Fusion: Candied plums offer the notoriously greasy Shanghai pork a fresh and sour balance. [Photo provided to Shanghai Star] |
The competitive Yunnan cuisine market has a new player, Yun & Lanna, a restaurant that is blending the best of the region with a taste of Thailand. Xu Junqian checks it out.
When it comes to Yunnan province, the last thing in need of further explanation is the region’s large variety of food. Yunnan is famous for its ham, flower cake, and diverse range of mushrooms that have gradually become seen as a more affordable alternative to black truffles in China and throughout Asia.
At the opening of Yun & Lanna near Hengshan Road in the former French Concession, the talk revolves around the "little space left between authenticity and localization in the competitive Yunnan cuisine market".
The chef, a Yunnan native, fills this space with "internationalization", with influences from Northern Thailand and Shanghai.
To start is a trio of cold platters consisting of Lanna beef, spicy pork feet and pork sausage. The meat is well prepared with a variety of spices and herbs, readying the palate for the upcoming dishes. Especially notable is the large dried red pepper dotted among the meat.

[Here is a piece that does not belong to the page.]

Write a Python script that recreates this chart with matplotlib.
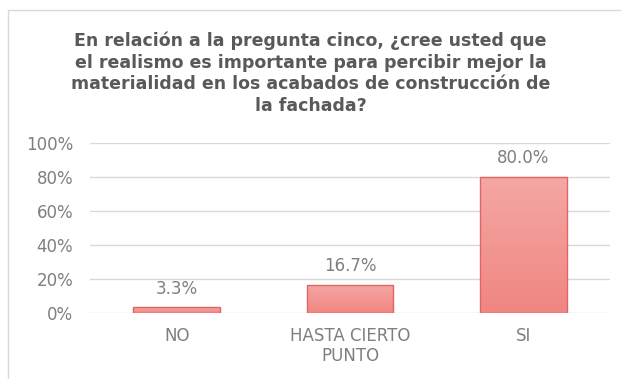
import matplotlib.pyplot as plt
from matplotlib.patches import Rectangle
import numpy as np

plt.rcParams['font.family'] = ['DejaVu Sans']

categories = ["NO", "HASTA CIERTO\nPUNTO", "SI"]
values = [3.3, 16.7, 80.0]
yticks = [0, 20, 40, 60, 80, 100]
title = ("En relación a la pregunta cinco, ¿cree usted que\n"
         "el realismo es importante para percibir mejor la\n"
         "materialidad en los acabados de construcción de\n"
         "la fachada?")

W, H = 621, 379
fig = plt.figure(figsize=(W / 100, H / 100), dpi=100)

# outer chart frame (runs off the right and bottom edges)
fig.patches.append(Rectangle((8 / W, -0.05), 1.0, 1 - 10 / H + 0.05,
                             transform=fig.transFigure, fill=False,
                             edgecolor='#d9d9d9', linewidth=1))

ax = fig.add_axes([90 / W, 1 - 313 / H, 520 / W, 170 / H])
x = np.arange(len(categories))
bars = ax.bar(x, values, width=0.5, color='none', edgecolor='#e06666',
              linewidth=1, zorder=3)

# vertical gradient fill, lighter on top
grad = np.linspace(0, 1, 100).reshape(-1, 1)
cmap = plt.matplotlib.colors.LinearSegmentedColormap.from_list(
    'g', ['#f08682', '#f4a7a3'])
for bar in bars:
    bx, by = bar.get_x(), bar.get_y()
    bw, bh = bar.get_width(), bar.get_height()
    im = ax.imshow(grad, extent=[bx, bx + bw, by, by + bh], origin='lower',
                   cmap=cmap, aspect='auto', zorder=2)
    im.set_clip_path(bar)
    ax.annotate(f'{bh:.1f}%', (bx + bw / 2, bh), xytext=(0, 7),
                textcoords='offset points', ha='center', va='bottom',
                fontsize=12, color='#7f7f7f')

ax.set_xlim(-0.5, 2.5)
ax.set_ylim(0, 100)
ax.set_yticks(yticks)
ax.set_yticklabels([f'{t}%' for t in yticks])
ax.set_xticks(x)
ax.set_xticklabels(categories, linespacing=1.15)
ax.tick_params(length=0, labelsize=12, colors='#7f7f7f')
ax.tick_params(axis='y', pad=12)
ax.tick_params(axis='x', pad=10)
ax.grid(axis='y', color='#d9d9d9', linewidth=1, zorder=0)
for s in ax.spines.values():
    s.set_visible(False)
ax.set_axisbelow(True)

fig.text(0.5, 1 - 32 / H, title, ha='center', va='top', fontsize=12.5,
         fontweight='bold', color='#595959', linespacing=1.24)

fig.savefig('out.png', dpi=100)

They are crispy, not spicy, and make the perfect pre-cursor to the hot dishes. Anticipation for the main meal builds thanks to the aromas floating over from neighboring tables.
Of the main courses, the much talked about deep-fried Tilapia is OK, but forgettable. Perhaps it was simply outshone by the honey-glazed and braised pork with green plums. These ping-pong-ball-sized plums grow in abundance in Dali, and the locals preserve them as candied snacks.
The plums save the notoriously greasy Shanghai signature pork, balancing it with a subtle sourness, and unfortunately, turning it into a calorie bomb. The pork fat soaks into the plums giving them a satisfying richness.